Proof coins are struck to satisfy the needs of a very particular coin user.  Only those individuals seeking a perfectly struck, brilliantly mirrored finish would appreciate the attention to detail and fine results the U.S. Mint have producing with regularity since 1936.  The eruption of war in Europe, and later the United State involvement in 1941, would lead to the suspension of proof coin production, giving collectors a true rarity for an otherwise plentiful Jefferson Nickel coin series.

At the time, all proof coins were produced in America’s first mint, in Philadelphia.  The coins were especially struck specimens, intended only for collectors.  Mint employees started with hand picked master dies, worked over to bring out full detail in every coin.  Also specially selected were the planchets, or coin blanks, that the dies pressed the design into to make a completed coin.  Instead of a single pass, that is, one die punch for the obverse, or front, and reverse, or back of the coin, the proof specimens were struck twice, in order to ensure that the design was in full relief and detail for collectors. There is however, no doubled die effect, as the exacting tolerances produce doubling only visible under high magnification.
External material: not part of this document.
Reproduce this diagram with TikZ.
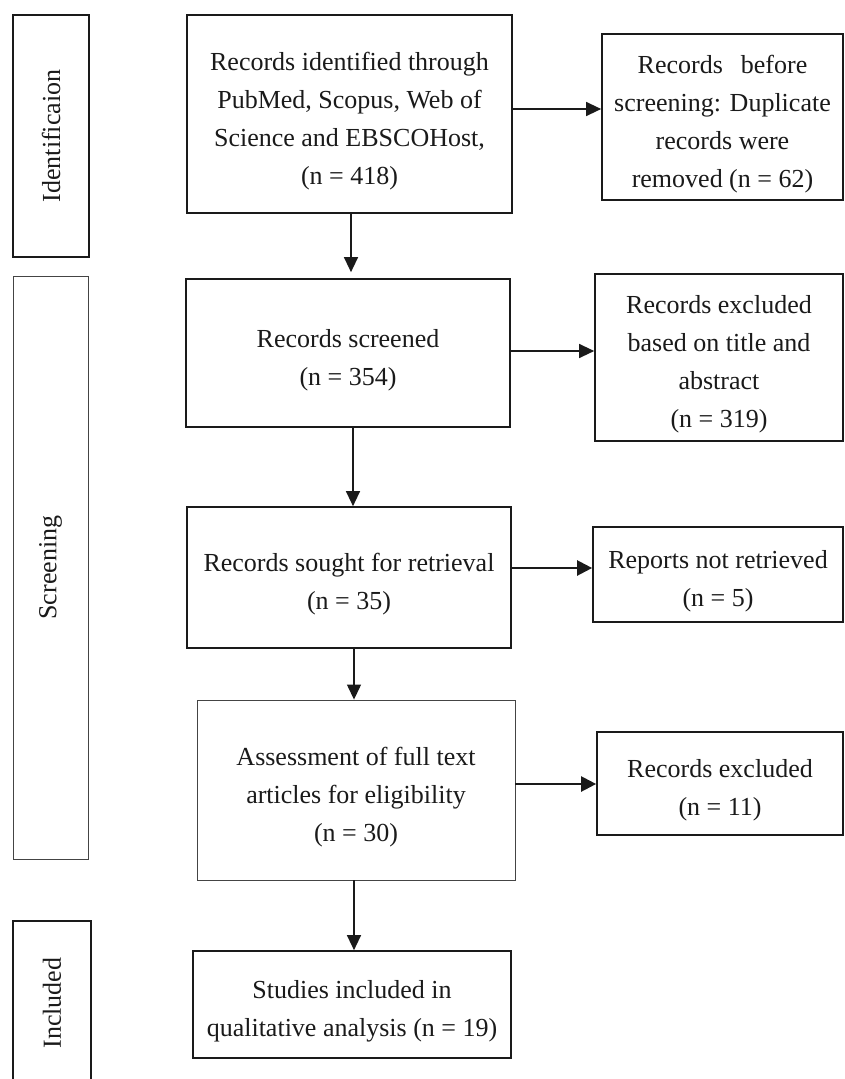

When the United States entered the war in 1941, officials soon realized that the high demand for the element nickel, Ni, would soon deplete the available stocks of the rare metal, as it is heavily used in military production.  In response, the 75 percent copper and 25 percent nickel was changed to 56 percent copper,  35 percent silver and 9 percent manganese.  This made the coin softer, and strike in higher detail.  In 1942 the new composition nickels went out for circulation.

1942 Jefferson proof nickels were also minted for collectors, but only in very limited numbers.  At a mintage of only 27,600 coins, it is a significantly rarer coin of the next available proof, in 1950, with a mintage of over 50,000.  Additionally, because proof production was suspended after 1942, it remains the only proof coin available for the ‘war era’ Jefferson nickels, making it sought after indeed.

Because the change from copper-nickel to war time silver alloy was enacted mid-year, both copper-nickel and silver alloy proofs were also struck.  Mintages for the pre-war 1942 proofs were similar to the war time composition, and both command prices around $100.00 in MS-65 or above.  Error coins, possibly created because of the haste required for the changeover.

Collecting the proof series of Jefferson coins can be a rewarding and enjoyable experience.  The earlier examples of Jefferson nickels, like the 1942 war composition nickel, command prices well within the budgets of modest collectors.  Particularity in lower grades, the availability and the fact that the coin is still in production today, keep prices low.  Investing in a Jefferson , if kept correctly, is always been a solid investment for a numismatist’s future.